**Written instruction**
Produce an exact copy of all the data below, dropping every image.

════════════════

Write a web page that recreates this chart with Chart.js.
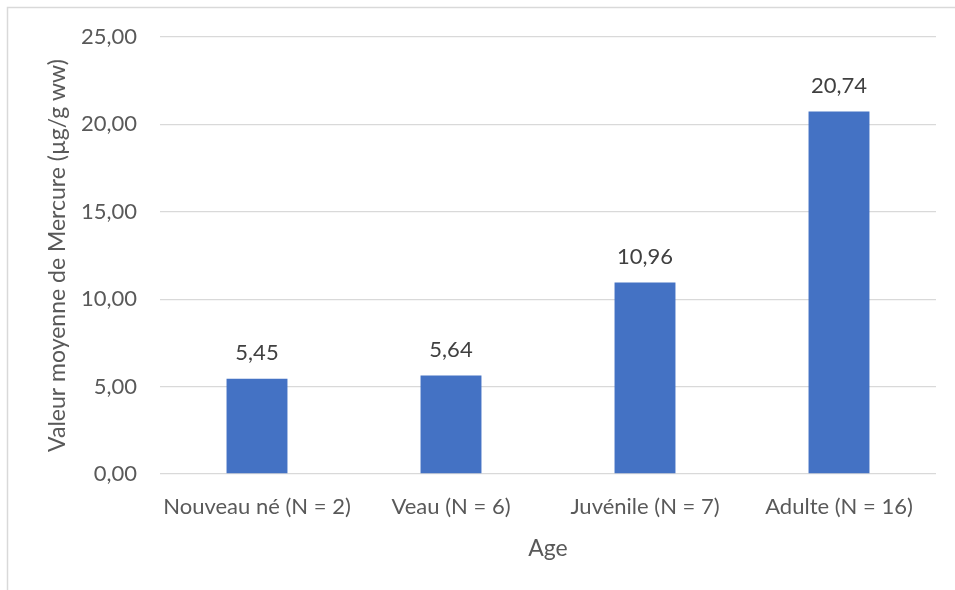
<!DOCTYPE html>
<html>
<head>
<meta charset="utf-8">
<script src="https://cdn.jsdelivr.net/npm/chart.js@4"></script>
<style>
  html, body { margin: 0; padding: 0; background: #fff; }
  #wrap { width: 955px; height: 590px; position: relative; }
</style>
</head>
<body>
<div id="wrap"><canvas id="mercureChart"></canvas></div>
<script>
const categories = ['Nouveau né (N = 2)', 'Veau (N = 6)', 'Juvénile (N = 7)', 'Adulte (N = 16)'];
const mercureValues = [5.45, 5.64, 10.96, 20.74];
const yTicks = [0, 5, 10, 15, 20, 25];

const FONT = 'Lato, "Open Sans", sans-serif';

function formatFr(v) {
    return v.toFixed(2).replace('.', ',');
}

// cadre gris (haut et gauche, le reste est rogné)
const frame = {
    id: 'frame',
    beforeDraw(chart) {
        const c = chart.ctx;
        c.save();
        c.strokeStyle = '#d9d9d9';
        c.lineWidth = 1.5;
        c.beginPath();
        c.moveTo(7.5, chart.height);
        c.lineTo(7.5, 7.5);
        c.lineTo(chart.width, 7.5);
        c.stroke();
        c.restore();
    },
};

// étiquettes de valeurs au-dessus des barres
const valueLabels = {
    id: 'valueLabels',
    afterDatasetsDraw(chart) {
        const c = chart.ctx;
        const meta = chart.getDatasetMeta(0);
        c.save();
        c.font = '22px ' + FONT;
        c.fillStyle = '#404040';
        c.textAlign = 'center';
        c.textBaseline = 'middle';
        meta.data.forEach((bar, i) => {
            c.fillText(formatFr(mercureValues[i]), bar.x, bar.y - 26);
        });
        c.restore();
    },
};

new Chart(document.getElementById('mercureChart'), {
    type: 'bar',
    data: {
        labels: categories,
        datasets: [{
            data: mercureValues,
            backgroundColor: '#4472c4',
            categoryPercentage: 1,
            barPercentage: 0.314,
        }],
    },
    options: {
        responsive: true,
        maintainAspectRatio: false,
        animation: false,
        layout: { padding: { top: 37, right: 19, left: 0, bottom: 0 } },
        plugins: {
            legend: { display: false },
            tooltip: { enabled: false },
        },
        scales: {
            x: {
                grid: { display: false },
                border: { display: false },
                ticks: { color: '#595959', font: { family: FONT, size: 22 }, padding: 12, maxRotation: 0 },
                title: {
                    display: true,
                    text: 'Age',
                    color: '#595959',
                    font: { family: FONT, size: 23 },
                    padding: { top: 0, bottom: 28 },
                },
                afterFit(scale) { scale.height = 116; },
            },
            y: {
                min: 0,
                max: 25,
                afterBuildTicks(scale) { scale.ticks = yTicks.map((v) => ({ value: v })); },
                grid: { color: '#d9d9d9', lineWidth: 1.3, drawTicks: false },
                border: { display: false },
                ticks: {
                    color: '#595959',
                    font: { family: FONT, size: 22 },
                    padding: 23,
                    callback: (v) => formatFr(v),
                },
                title: {
                    display: true,
                    text: 'Valeur moyenne de Mercure (µg/g ww)',
                    color: '#595959',
                    font: { family: FONT, size: 23 },
                    padding: { top: 44, bottom: 0 },
                },
                afterFit(scale) { scale.width = 160; },
            },
        },
    },
    plugins: [frame, valueLabels],
});
</script>
</body>
</html>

════════════════

**The completed task**
Write a web page that recreates this chart with Chart.js.
<!DOCTYPE html>
<html>
<head>
<meta charset="utf-8">
<script src="https://cdn.jsdelivr.net/npm/chart.js@4"></script>
<style>
  html, body { margin: 0; padding: 0; background: #fff; }
  #wrap { width: 955px; height: 590px; position: relative; }
</style>
</head>
<body>
<div id="wrap"><canvas id="mercureChart"></canvas></div>
<script>
const categories = ['Nouveau né (N = 2)', 'Veau (N = 6)', 'Juvénile (N = 7)', 'Adulte (N = 16)'];
const mercureValues = [5.45, 5.64, 10.96, 20.74];
const yTicks = [0, 5, 10, 15, 20, 25];

const FONT = 'Lato, "Open Sans", sans-serif';

function formatFr(v) {
    return v.toFixed(2).replace('.', ',');
}

// cadre gris (haut et gauche, le reste est rogné)
const frame = {
    id: 'frame',
    beforeDraw(chart) {
        const c = chart.ctx;
        c.save();
        c.strokeStyle = '#d9d9d9';
        c.lineWidth = 1.5;
        c.beginPath();
        c.moveTo(7.5, chart.height);
        c.lineTo(7.5, 7.5);
        c.lineTo(chart.width, 7.5);
        c.stroke();
        c.restore();
    },
};

// étiquettes de valeurs au-dessus des barres
const valueLabels = {
    id: 'valueLabels',
    afterDatasetsDraw(chart) {
        const c = chart.ctx;
        const meta = chart.getDatasetMeta(0);
        c.save();
        c.font = '22px ' + FONT;
        c.fillStyle = '#404040';
        c.textAlign = 'center';
        c.textBaseline = 'middle';
        meta.data.forEach((bar, i) => {
            c.fillText(formatFr(mercureValues[i]), bar.x, bar.y - 26);
        });
        c.restore();
    },
};

new Chart(document.getElementById('mercureChart'), {
    type: 'bar',
    data: {
        labels: categories,
        datasets: [{
            data: mercureValues,
            backgroundColor: '#4472c4',
            categoryPercentage: 1,
            barPercentage: 0.314,
        }],
    },
    options: {
        responsive: true,
        maintainAspectRatio: false,
        animation: false,
        layout: { padding: { top: 37, right: 19, left: 0, bottom: 0 } },
        plugins: {
            legend: { display: false },
            tooltip: { enabled: false },
        },
        scales: {
            x: {
                grid: { display: false },
                border: { display: false },
                ticks: { color: '#595959', font: { family: FONT, size: 22 }, padding: 12, maxRotation: 0 },
                title: {
                    display: true,
                    text: 'Age',
                    color: '#595959',
                    font: { family: FONT, size: 23 },
                    padding: { top: 0, bottom: 28 },
                },
                afterFit(scale) { scale.height = 116; },
            },
            y: {
                min: 0,
                max: 25,
                afterBuildTicks(scale) { scale.ticks = yTicks.map((v) => ({ value: v })); },
                grid: { color: '#d9d9d9', lineWidth: 1.3, drawTicks: false },
                border: { display: false },
                ticks: {
                    color: '#595959',
                    font: { family: FONT, size: 22 },
                    padding: 23,
                    callback: (v) => formatFr(v),
                },
                title: {
                    display: true,
                    text: 'Valeur moyenne de Mercure (µg/g ww)',
                    color: '#595959',
                    font: { family: FONT, size: 23 },
                    padding: { top: 44, bottom: 0 },
                },
                afterFit(scale) { scale.width = 160; },
            },
        },
    },
    plugins: [frame, valueLabels],
});
</script>
</body>
</html>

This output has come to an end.